Many may prefer more understated announcers who leave a little more oxygen in the arena. But Vitale's influence on broadcasting and college basketball is both undeniable and healthy. In addition to recognition in the form of a slew of honors like the 2001 Naismith Good Sportsmanship Award for contributions to basketball, there's not a college basketball fan under 50 who can't do a rudimentary Vitale impersonation or at least parse several of his infamous catch phrases. Vitale's gee-whiz verbiage is as natural as his grandsons' laughs when he tickles them; his passion for sports and the pleasure that burbles out of him are genuine.

The point here is not Vitale's example as a broadcaster, but the example he sets in how to be a Floridian, and a citizen. We live in a state where two of three people were born someplace else, where community is hard to come by, where corporate headquarters that serve as anchors for many communities are too often absent. And where local charitable groups go begging while new residents send checks back "home" to good causes in Ohio or Pennsylvania or New York. Or where all that's donated is a check, and never some valuable hours of volunteer time.

Vitale brought his family here 18 years ago from Detroit, just a few years out of basketball coaching and into doing games on the fledgling ESPN network, before either he or the network -- now celebrating its 25th anniversary -- had become icons. His daughters were accomplished tennis players and, able to live anywhere, he moved his family to Sarasota to be near the Nick Bollettieri tennis academy in Bradenton.
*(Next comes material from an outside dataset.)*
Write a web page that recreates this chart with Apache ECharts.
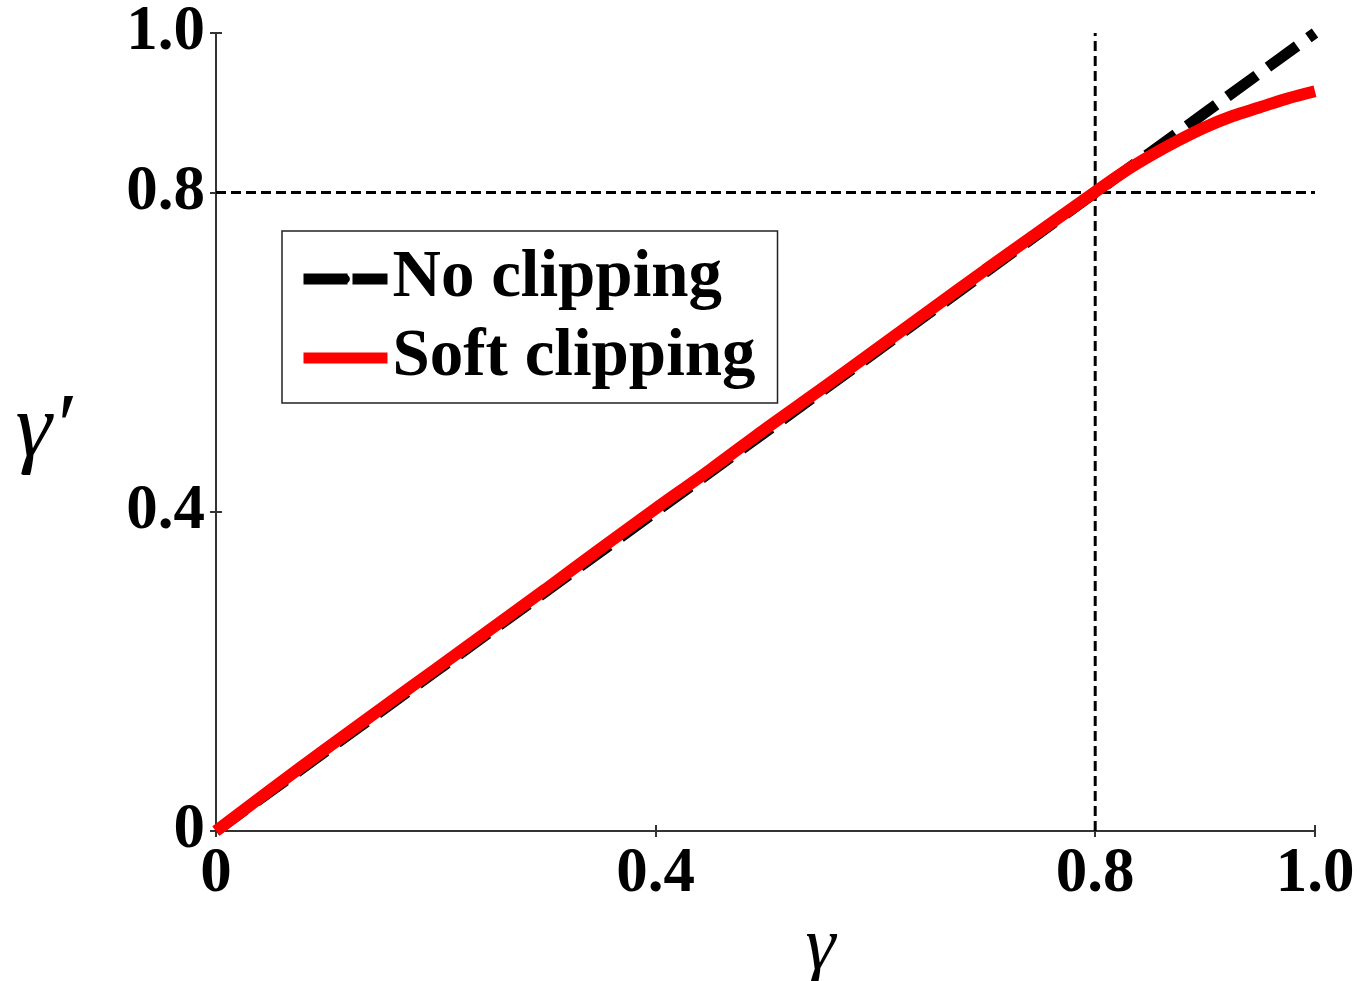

Success came in a field, broadcasting, that he had never set out to conquer. (After the Detroit Pistons fired him as their coach, he'd taken the ESPN gig to tide him over while he looked for another coaching job.) And success came relatively late in his life: Now 65, Vitale shows off his house with his memorabilia and workout room and theater and host of electronic controls and gizmos like a kid playing with somebody else's toys. He's perplexed by "some athletes who have all this stuff at 21 or 25 -- and they're ANGRY and UNHAPPY," he says, shaking his head.

Vitale and his family could have resided here under the radar the way many successful people do, but he's chosen to live here instead, even as he flies around the country to broadcast four to five games a week during basketball season and keep a steady series of speaking engagements. When he's in town, he's out and visible, with season tickets for the Tampa Bay Devil Rays and the Tampa Bay Buccaneers. He goes to concerts. "I'm a huge music fan. People don't know that. Tim McGraw. Faith Hill. Tina Turner. I respect performers who can give goose bumps to a crowd."

More important, as success came, he didn't just bask in Florida's sunshine. He didn't just write checks. He invested his time -- and his hard-won fame -- in his community to make it a better place.

And if anything can qualify as awesome these days, maybe that should.